[AIM OF THE TASK]
Look for "this" in each line of the entries, and return the matching lines.

[THE INPUT]
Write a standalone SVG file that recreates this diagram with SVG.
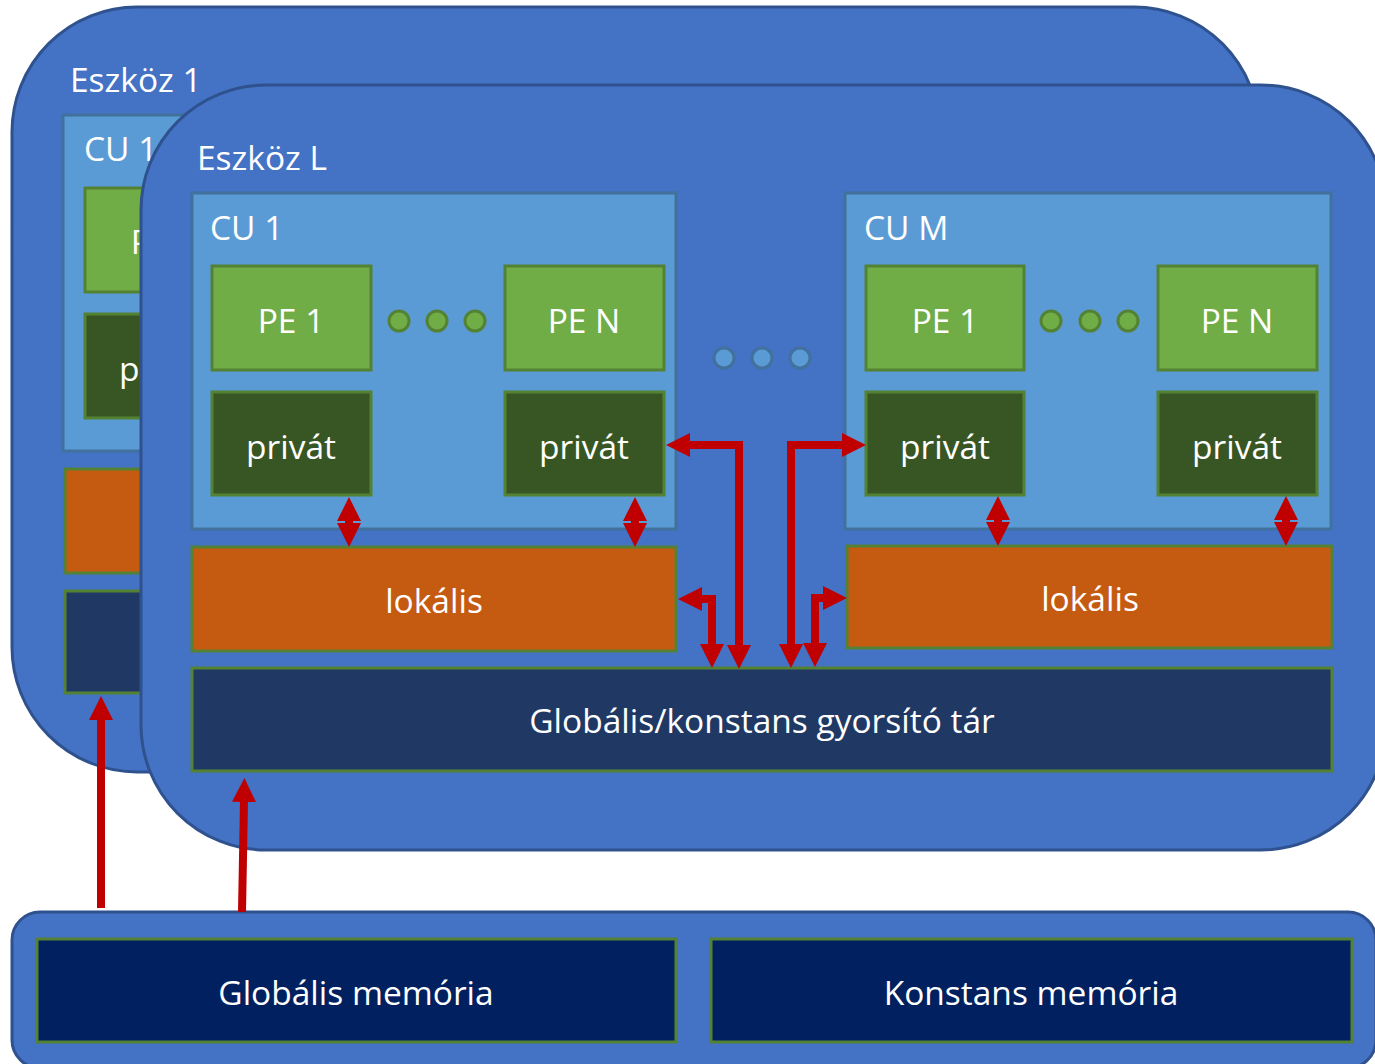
<svg xmlns="http://www.w3.org/2000/svg" width="1375" height="1064" viewBox="0 0 1375 1064">
<style>
.dev{fill:#4472C4;stroke:#2F528F;stroke-width:3}
.cu{fill:#5B9BD5;stroke:#41719C;stroke-width:3}
.pe{fill:#70AD47;stroke:#548235;stroke-width:3}
.pr{fill:#375623;stroke:#548235;stroke-width:3}
.lok{fill:#C55A11;stroke:#548235;stroke-width:3}
.gc{fill:#203864;stroke:#548235;stroke-width:3}
.mem{fill:#002060;stroke:#548235;stroke-width:3}
.dot{fill:#70AD47;stroke:#548235;stroke-width:3}
.bdot{fill:#5B9BD5;stroke:#41719C;stroke-width:3}
text{font-family:"Open Sans","Liberation Sans",sans-serif;font-size:33.5px;fill:#FFFFFF}
.c{text-anchor:middle}
.arr{fill:none;stroke:#C00000;stroke-width:8;marker-start:url(#ah);marker-end:url(#ah)}
.arr1{fill:none;stroke:#C00000;stroke-width:8;marker-end:url(#ah)}
</style>
<defs>
<marker id="ah" markerUnits="userSpaceOnUse" markerWidth="24" markerHeight="24" viewBox="0 0 24 24" refX="1" refY="12" orient="auto-start-reverse">
<path d="M0,0 L24,12 L0,24 Z" fill="#C00000"/>
</marker>
</defs>

<g id="device1">
<rect class="dev" x="12" y="7" width="1247" height="765" rx="125" ry="125"/>
<text x="70" y="92">Eszköz 1</text>
<rect class="cu" x="63" y="115" width="484" height="336"/>
<text x="84" y="161">CU 1</text>
<rect class="pe" x="85" y="188" width="159" height="104"/>
<text class="c" x="164" y="254">PE 1</text>
<rect class="pr" x="85" y="314" width="159" height="104"/>
<text class="c" x="164" y="381">privát</text>
<rect class="lok" x="65" y="469" width="484" height="104"/>
<rect class="gc" x="65" y="591" width="1140" height="102"/>
</g>

<g id="deviceL">
<rect class="dev" x="141" y="85" width="1245" height="765" rx="125" ry="125"/>
<text x="197" y="170">Eszköz L</text>
</g>

<g id="cu1">
<rect class="cu" x="192" y="193" width="484" height="336"/>
<text x="210" y="240">CU 1</text>
</g>
<g id="cu1-pe1"><rect class="pe" x="212" y="266" width="159" height="104"/><text class="c" x="291" y="333">PE 1</text></g>
<g id="cu1-dots"><circle class="dot" cx="399" cy="321" r="10"/><circle class="dot" cx="437" cy="321" r="10"/><circle class="dot" cx="475" cy="321" r="10"/></g>
<g id="cu1-peN"><rect class="pe" x="505" y="266" width="159" height="104"/><text class="c" x="584" y="333">PE N</text></g>
<g id="cu1-priv1"><rect class="pr" x="212" y="392" width="159" height="103"/><text class="c" x="291" y="459">privát</text></g>
<g id="cu1-privN"><rect class="pr" x="505" y="392" width="159" height="103"/><text class="c" x="584" y="459">privát</text></g>
<g id="cu1-lok"><rect class="lok" x="192" y="547" width="484" height="104"/><text class="c" x="434" y="613">lokális</text></g>

<g id="cuM">
<rect class="cu" x="845" y="193" width="486" height="336"/>
<text x="864" y="240">CU M</text>
</g>
<g id="cuM-pe1"><rect class="pe" x="866" y="266" width="158" height="104"/><text class="c" x="945" y="333">PE 1</text></g>
<g id="cuM-dots"><circle class="dot" cx="1051" cy="321" r="10"/><circle class="dot" cx="1090" cy="321" r="10"/><circle class="dot" cx="1128" cy="321" r="10"/></g>
<g id="cuM-peN"><rect class="pe" x="1158" y="266" width="159" height="104"/><text class="c" x="1237" y="333">PE N</text></g>
<g id="cuM-priv1"><rect class="pr" x="866" y="392" width="158" height="103"/><text class="c" x="945" y="459">privát</text></g>
<g id="cuM-privN"><rect class="pr" x="1158" y="392" width="159" height="103"/><text class="c" x="1237" y="459">privát</text></g>
<g id="cuM-lok"><rect class="lok" x="847" y="546" width="485" height="102"/><text class="c" x="1090" y="611">lokális</text></g>

<g id="cu-dots"><circle class="bdot" cx="724" cy="358" r="10"/><circle class="bdot" cx="762" cy="358" r="10"/><circle class="bdot" cx="800" cy="358" r="10"/></g>

<g id="cache"><rect class="gc" x="192" y="668" width="1140" height="103"/><text class="c" x="762" y="733">Globális/konstans gyorsító tár</text></g>

<g id="host">
<rect class="dev" x="12" y="912" width="1364" height="156" rx="28" ry="28"/>
</g>
<g id="globalmem"><rect class="mem" x="37" y="939" width="639" height="103"/><text class="c" x="356" y="1005">Globális memória</text></g>
<g id="constmem"><rect class="mem" x="711" y="939" width="641" height="103"/><text class="c" x="1031" y="1005">Konstans memória</text></g>

<g id="connectors">
<path class="arr" d="M349,520 L349,524"/>
<path class="arr" d="M635,520 L635,524"/>
<path class="arr" d="M998,519 L998,523"/>
<path class="arr" d="M1286,519 L1286,523"/>
<path class="arr" d="M689,445 L739,445 L739,646"/>
<path class="arr" d="M701,599 L712,599 L712,645"/>
<path class="arr" d="M843,445 L791,445 L791,645"/>
<path class="arr" d="M824,598 L815,598 L815,644"/>
<path class="arr1" d="M101,908 L101,719"/>
<path class="arr1" d="M242,912 L244,801"/>
</g>
</svg>
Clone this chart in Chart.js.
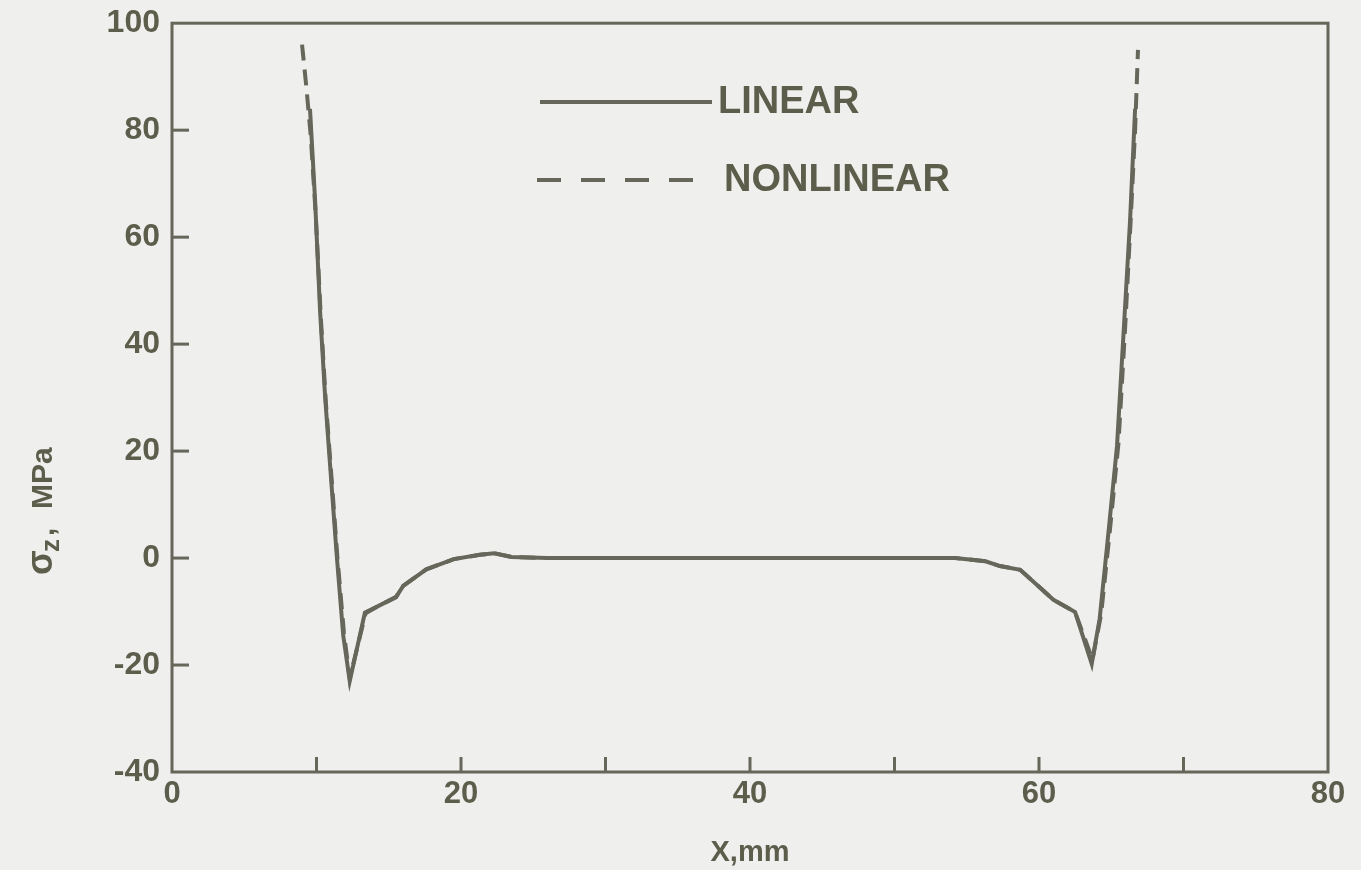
<!DOCTYPE html>
<html>
<head>
<meta charset="utf-8">
<script src="https://cdn.jsdelivr.net/npm/chart.js@4.4.1/dist/chart.umd.min.js"></script>
<style>
  body { margin: 0; background: #efefed; }
  #wrap { width: 1361px; height: 870px; }
</style>
</head>
<body>
<div id="wrap"><canvas id="stressChart" width="1361" height="870"></canvas></div>
<script>
// Values (x in mm, sigma_z in MPa)
const linearX = [9.55, 9.9, 10.25, 10.6, 10.95, 11.4, 11.85, 12.3, 13.35, 14.4, 15.5, 16.0, 17.6, 19.5, 21.3, 22.3, 23.5, 26, 30, 40, 50, 54.2, 56.3, 57.3, 58.7, 61.0, 62.5, 63.65, 64.2, 64.8, 65.4, 65.85, 66.3, 66.65];
const linearY = [84, 67, 46, 30, 17, 0.5, -14.5, -23, -10.2, -8.8, -7.3, -5.2, -2.1, -0.2, 0.6, 0.9, 0.2, 0, 0, 0, 0, 0, -0.6, -1.5, -2.2, -7.8, -10.1, -19.8, -11.3, 4.6, 21, 42, 63, 84];

const nonlinearX = [9.0, 9.3, 9.6, 9.95, 10.3, 10.65, 11.0, 11.45, 11.9, 12.3, 13.4, 14.4, 15.5, 16.0, 17.6, 19.5, 21.3, 22.3, 23.5, 26, 30, 40, 50, 54.2, 56.3, 57.3, 58.7, 61.0, 62.5, 63.7, 64.3, 64.9, 65.5, 65.95, 66.35, 66.65, 66.85];
const nonlinearY = [96, 88, 79, 64, 45, 29, 16.5, 0, -14, -22.5, -10.3, -8.8, -7.3, -5.2, -2.1, -0.2, 0.6, 0.9, 0.2, 0, 0, 0, 0, 0, -0.6, -1.5, -2.2, -7.8, -10.1, -19, -10.5, 5, 21.5, 42.5, 63.5, 80, 95];

const xTicks = [0, 10, 20, 30, 40, 50, 60, 70, 80];
const xTickLabels = ['0', '', '20', '', '40', '', '60', '', '80'];
const yTicks = [-40, -20, 0, 20, 40, 60, 80, 100];

const seriesNames = ['LINEAR', 'NONLINEAR'];

const INK = '#66665b';
const TEXT = '#5d5d4c';
const FONT = '"Liberation Sans", Arial, sans-serif';

const toPoints = (xs, ys) => xs.map((x, i) => ({ x: x, y: ys[i] }));

// frame, inward ticks, legend and y title
const decorPlugin = {
  id: 'decor',
  afterDraw(chart) {
    const { ctx, chartArea: a, scales } = chart;
    ctx.save();
    ctx.strokeStyle = INK;
    ctx.lineWidth = 3;
    ctx.strokeRect(a.left, a.top, a.right - a.left, a.bottom - a.top);

    // inward tick marks
    xTicks.slice(1, -1).forEach(v => {
      const px = scales.x.getPixelForValue(v);
      ctx.beginPath();
      ctx.moveTo(px, a.bottom);
      ctx.lineTo(px, a.bottom - 15);
      ctx.stroke();
    });
    yTicks.slice(1, -1).forEach(v => {
      const py = scales.y.getPixelForValue(v);
      ctx.beginPath();
      ctx.moveTo(a.left, py);
      ctx.lineTo(a.left + 17, py);
      ctx.stroke();
    });

    // legend
    const rows = [
      { x1: 540, x2: 712, y: 102, tx: 718, dash: [] },
      { x1: 537, x2: 700, y: 180, tx: 724, dash: [24, 20] }
    ];
    ctx.font = 'bold 38px ' + FONT;
    ctx.textBaseline = 'middle';
    ctx.fillStyle = TEXT;
    rows.forEach((r, i) => {
      ctx.setLineDash(r.dash);
      ctx.lineWidth = 4;
      ctx.beginPath();
      ctx.moveTo(r.x1, r.y);
      ctx.lineTo(r.x2, r.y);
      ctx.stroke();
      ctx.setLineDash([]);
      ctx.fillText(chart.data.datasets[i].label, r.tx, r.y + 1);
    });

    // y-axis title with subscript
    ctx.translate(44, 575);
    ctx.rotate(-Math.PI / 2);
    ctx.textBaseline = 'middle';
    ctx.textAlign = 'left';
    ctx.font = 'bold 36px ' + FONT;
    ctx.fillText('σ', 0, -2);
    ctx.font = 'bold 26px ' + FONT;
    ctx.fillText('z', 23, 8);
    ctx.font = 'bold 30px ' + FONT;
    ctx.fillText(',', 39, 2);
    ctx.fillText('MPa', 66, 0);
    ctx.restore();
  }
};

new Chart(document.getElementById('stressChart'), {
  type: 'scatter',
  data: {
    datasets: [{
      label: seriesNames[0],
      data: toPoints(linearX, linearY),
      showLine: true,
      borderColor: INK,
      borderWidth: 4,
      pointRadius: 0,
      tension: 0
    }, {
      label: seriesNames[1],
      data: toPoints(nonlinearX, nonlinearY),
      showLine: true,
      borderColor: INK,
      borderWidth: 4,
      borderDash: [16, 9],
      pointRadius: 0,
      tension: 0
    }]
  },
  options: {
    responsive: false,
    animation: false,
    layout: { padding: { left: 0, top: 14, right: 33, bottom: 0 } },
    plugins: {
      legend: { display: false },
      tooltip: { enabled: false }
    },
    scales: {
      x: {
        type: 'linear',
        min: 0,
        max: 80,
        afterFit: s => { s.height = 98; },
        afterBuildTicks: s => { s.ticks = xTicks.map(v => ({ value: v })); },
        grid: { display: false },
        border: { display: false },
        ticks: {
          padding: -4,
          color: TEXT,
          maxRotation: 0,
          autoSkip: false,
          font: { family: FONT, size: 31, weight: 'bold' },
          callback: (v) => xTickLabels[xTicks.indexOf(v)]
        },
        title: {
          display: true,
          text: 'X,mm',
          color: TEXT,
          font: { family: FONT, size: 29, weight: 'bold' },
          padding: { top: 0, bottom: 0 }
        }
      },
      y: {
        min: -40,
        max: 100,
        afterFit: s => { s.width = 172; },
        afterBuildTicks: s => { s.ticks = yTicks.map(v => ({ value: v })); },
        grid: { display: false },
        border: { display: false },
        ticks: {
          padding: 4,
          color: TEXT,
          font: { family: FONT, size: 32, weight: 'bold' }
        }
      }
    }
  },
  plugins: [decorPlugin]
});
</script>
</body>
</html>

[ANSWER FOR THE TASK]
Write a standalone SVG file that recreates this diagram with SVG.
Clone this chart in Chart.js.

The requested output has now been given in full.